It took less than 20 minutes to get an answer.

As worshipers emerged from The Saints Church in Alexandria’s Sidi Bishr district shortly after midnight, a bomb detonated in front of the church entrance. At least 21 people were killed and nearly 100 injured in the explosion, which mangled cars and scattered body parts.

Security officials initially suspected a car bomb had caused the blast. Later they said it appeared to have come from a suicide bomber, adding that the explosive device was filled with metal bearings intended to maximize human casualties.

Egyptian authorities were swift to accuse "foreign elements" of attempting to strike at Egypt’s national unity and destabilize the country by sowing sectarian strife. They dismissed local involvement, pointing to recent threats by an Iraqi Al-Qaeda-linked group to attack Copts.

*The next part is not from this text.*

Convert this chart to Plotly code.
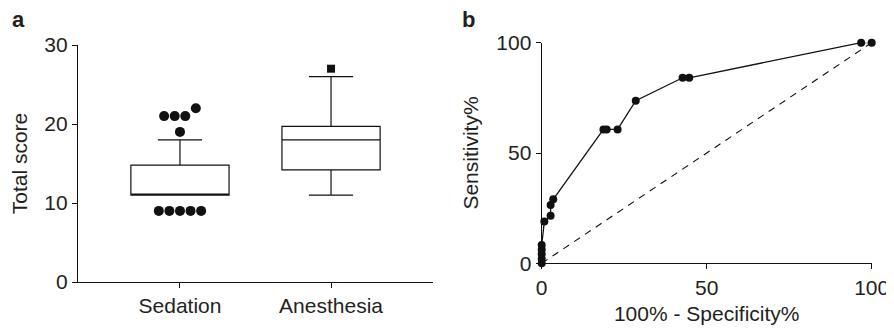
import plotly.graph_objects as go

# ---- Panel a data ----
groups = ["Sedation", "Anesthesia"]
q1 = [11.0, 14.2]
median = [11.0, 18.0]
q3 = [14.8, 19.7]
lower_fence = [11.0, 11.0]
upper_fence = [18.0, 26.0]
sed_outlier_rows = [[9, 9, 9, 9, 9], [19], [21, 21, 21, 22]]
ane_outlier_rows = [[27]]

# ---- Panel b data (ROC) ----
fpr = [0, 0, 0, 0, 0, 0.8, 2.7, 2.7, 3.5, 18.7, 19.7, 23.0, 28.5, 42.7, 44.7, 96.8, 100]
tpr = [0, 2.1, 4.2, 6.3, 8.3, 18.9, 21.5, 26.4, 29.0, 60.7, 60.7, 60.7, 73.7, 84.1, 84.1, 100, 100]
ref_line = [0, 100]

FONT = "Liberation Sans, Arial, sans-serif"
TXT = "#231f20"
OFF = 8  # page body margin
W, H = 894 - OFF, 328 - OFF

fig = go.Figure()

for i, g in enumerate(groups):
    fig.add_trace(go.Box(
        x=[i], q1=[q1[i]], median=[median[i]], q3=[q3[i]],
        lowerfence=[lower_fence[i]], upperfence=[upper_fence[i]],
        width=0.65, whiskerwidth=0.45, boxpoints=False,
        fillcolor="white", line=dict(color="#111", width=1.2),
        xaxis="x", yaxis="y", showlegend=False, hoverinfo="skip"))

spacing = 0.07
def spread(rows, center):
    xs, ys = [], []
    for row in rows:
        n = len(row)
        for k, v in enumerate(row):
            xs.append(center + (k - (n - 1) / 2) * spacing)
            ys.append(v)
    return xs, ys

sx, sy = spread(sed_outlier_rows, 0)
fig.add_trace(go.Scatter(x=sx, y=sy, mode="markers", xaxis="x", yaxis="y",
                         marker=dict(symbol="circle", size=10, color="#111"),
                         showlegend=False, cliponaxis=False))
ax, ay = spread(ane_outlier_rows, 1)
fig.add_trace(go.Scatter(x=ax, y=ay, mode="markers", xaxis="x", yaxis="y",
                         marker=dict(symbol="square", size=8, color="#111"),
                         showlegend=False, cliponaxis=False))

# Panel b
fig.add_trace(go.Scatter(x=ref_line, y=ref_line, mode="lines", xaxis="x2", yaxis="y2",
                         line=dict(color="#111", width=1.1, dash="7px,6px"),
                         showlegend=False, cliponaxis=False))
fig.add_trace(go.Scatter(x=fpr, y=tpr, mode="lines+markers", xaxis="x2", yaxis="y2",
                         line=dict(color="#111", width=1.3),
                         marker=dict(size=8, color="#111"),
                         showlegend=False, cliponaxis=False))

def dom_x(a, b):
    return [(a - OFF) / W, (b - OFF) / W]
def dom_y(top, bottom):
    return [(H - (bottom - OFF)) / H, (H - (top - OFF)) / H]

axis_common = dict(showgrid=False, zeroline=False, showline=True, linecolor="#111",
                   linewidth=1.3, ticks="outside", ticklen=5, tickwidth=1.3,
                   tickcolor="#111", tickfont=dict(family=FONT, size=21, color=TXT),
                   automargin=False)
title_font = dict(family=FONT, size=21, color=TXT)

fig.update_layout(
    width=W, height=H, margin=dict(l=0, r=0, t=0, b=0),
    paper_bgcolor="white", plot_bgcolor="white",
    font=dict(family=FONT, size=21, color=TXT),
    xaxis=dict(domain=dom_x(78, 433), range=[-0.675, 1.675], tickvals=[0, 1],
               ticktext=groups, anchor="y", **axis_common),
    yaxis=dict(domain=dom_y(45, 282), range=[0, 30], tickvals=[0, 10, 20, 30],
               anchor="x", title=dict(text="Total score", standoff=13, font=title_font),
               **axis_common),
    xaxis2=dict(domain=dom_x(541.7, 871.7), range=[0, 100], tickvals=[0, 50, 100],
                anchor="y2", title=dict(text="100% - Specificity%", standoff=8,
                                        font=title_font),
                **axis_common),
    yaxis2=dict(domain=dom_y(42.7, 263.3), range=[0, 100], tickvals=[0, 50, 100],
                anchor="x2", title=dict(text="Sensitivity%", standoff=11, font=title_font),
                **axis_common),
    annotations=[
        dict(text="<b>a</b>", x=(10 - OFF) / W, y=1 - (20 - OFF) / H, xref="paper",
             yref="paper", xanchor="left", yanchor="middle", showarrow=False,
             font=dict(family=FONT, size=22, color=TXT)),
        dict(text="<b>b</b>", x=(460 - OFF) / W, y=1 - (20 - OFF) / H, xref="paper",
             yref="paper", xanchor="left", yanchor="middle", showarrow=False,
             font=dict(family=FONT, size=22, color=TXT)),
    ],
)

fig.write_html("out.html")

The same group claimed responsibility for the Oct. 31 attack on a Christian church in Baghdad that left 44 worshipers, two priests and seven security officers dead.

"Al-Qaeda threatened to attack churches inside Egypt," Alexandria governor Adel Labib told state television. "This (bombing) has nothing to do with sectarianism."

But few Copts are buying it. Most believe the government is painting the church bombing as a foreign plot to hide its own failure in preventing homegrown attacks on Christians.

"Even if Al-Qaeda was involved, the attack could not have succeeded without local help and negligence by security forces," charges Amgad Boutros, a Cairo pharmacist. "If threats were made against the church, why were cars allowed to park in front of it during the service?"

Copts, who make up about 10 percent of Egypt’s 80 million population, have complained of deteriorating relations with the country’s Muslim majority. Their leaders have called for concerted efforts to redress the growing intolerance they say has fanned a recent surge in sectarian violence.

"This attack constitutes a serious escalation of sectarian violence against Copts," the Coptic Orthodox Church said in a statement. "The incident came as a result of the continuous sectarian tension that has been smoldering in recent months."

In Jan. 2010, six Christians and a Muslim security guard were killed when Muslim gunmen opened fire on worshipers outside a church in southern Egypt following Orthodox Christmas celebrations. The ‘Nag Hammadi massacre’ was the bloodiest incident since 21 Copts and a Muslim were killed during sectarian riots in the southern town of El-Kosheh ten years earlier.

More recently, four Copts were killed and 120 wounded last November when security forces allegedly used tear gas, rubber bullets and live ammunition to disperse Christians protesting a municipal decision to halt construction of a new church on the outskirts of Cairo. It was one of dozens of sectarian-motivated incidents last year that received scant press coverage, say rights activists.

"It wasn’t always like this," recalls Boutros. "When I was growing up, Muslims and Christians would go out together and attend each others’ festivities. But now everyone stays with their own kind, and religious symbols and slogans -- which were not that important to us before -- are seen everywhere."